We catch up with Rachel Stone (Gadot) and her MI6 team in the Italian Alps. While she sits in the van with her fellow tech member Bailey (Paul Ready), field operatives Yang (Jing Lusi) and Parker (Jamie Dornan) pursue a notorious arms dealer. Unknown to the rest of the team, Stone is an active double agent under the employ of the secret spy group The Charter. Employing a high-tech AI device known as “The Heart,” they pursue anti-terrorism as dictated by its calculations. Stone must hide in plain sight for the greater good, aided by The Charter’s tech expert, the Jack of Hearts (Matthias Schweighofer), under the leadership of Nomad (Sophie Okonedo).
However, after the opening mission goes wrong, it becomes clear that someone’s trying to sniff out Rachel and the rest of The Charter.
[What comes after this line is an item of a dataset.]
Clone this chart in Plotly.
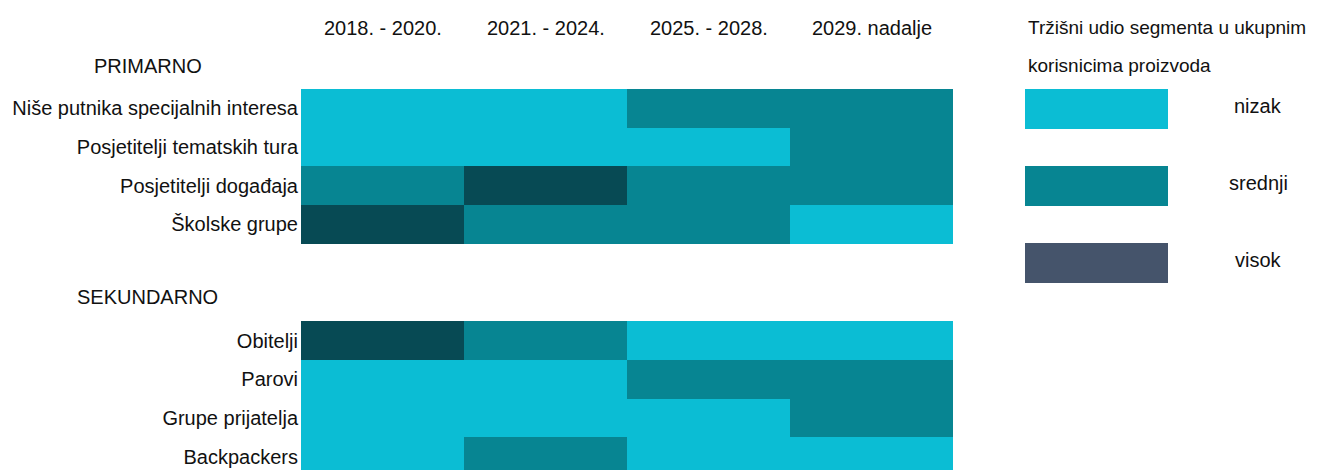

An encounter with another spy, Keya Dehawan (RRR star Alia Bhatt), hints that Parker might not be one of the good guys. And yet, no matter how bad it gets, it never seems to threaten Stone. She’s too highly skilled, able to improvise quickly, kick butt, and avoid her enemies every strike.
Heart of Stone has a lot going on. Directed by Tom Harper (Wild Rose, The Aeronauts) from a script by Greg Rucka and Allison Schroeder, it dwells too long on creating the underground spy agency at the cost of cool action scenes. Sequences where Stone parachutes down the side of a mountain, drives through the streets of Lisbon, or fights atop a zeppelin sound great when noted. In execution, though, they’re shockingly bland. On top of that, whereas the Mission: Impossible films meticulously plan and execute Tom Cruise’s stunts to look authentic, Heart of Stone riddles theirs with CGI and green screen coverups. As though adhering to a house style, it looks closer to The Gray Man than anything James Bond ever did.
[T]he newest Gal Gadot vehicle, looks to create a brand of James Bond for Wonder Woman. Unfortunately, it doesn’t have its heart in all the right places.
Gadot’s increasingly bland acting proves another glaring negative. Although she undoubtedly looks the part of the next Angelina Jolie or Charlize Theron, her performance reads as wooden and calculated. There is more for Gadot to chew on, unlike her role in another pathetic Netflix action attempt, Red Notice, or the string of one-scene Wonder Woman cameos in recent DC junk, that’s true. Sadly, Heart of Stone’s more robust material only serves to reveal she’s in drastic need of more training.
Nonetheless, laying the blame entirely on Gadot is unfair. Dornan’s presence, welcome though he may be, feels like an act of coasting. Newcomer Bhatt, on the other, gives it her all, but the role proves too thin to give her a platform. Heart of Stone is ultimately just another globe-trotting super-spy movie that fails to elevate any aspect to the level of memorable. Even the previously mentioned Extraction 2 has the flare of its one-continuous shot action sequences. This Gadot vehicle has neither a single set piece nor performance to make it worth your time.
Heart of Stone starts beating on Netflix August 11.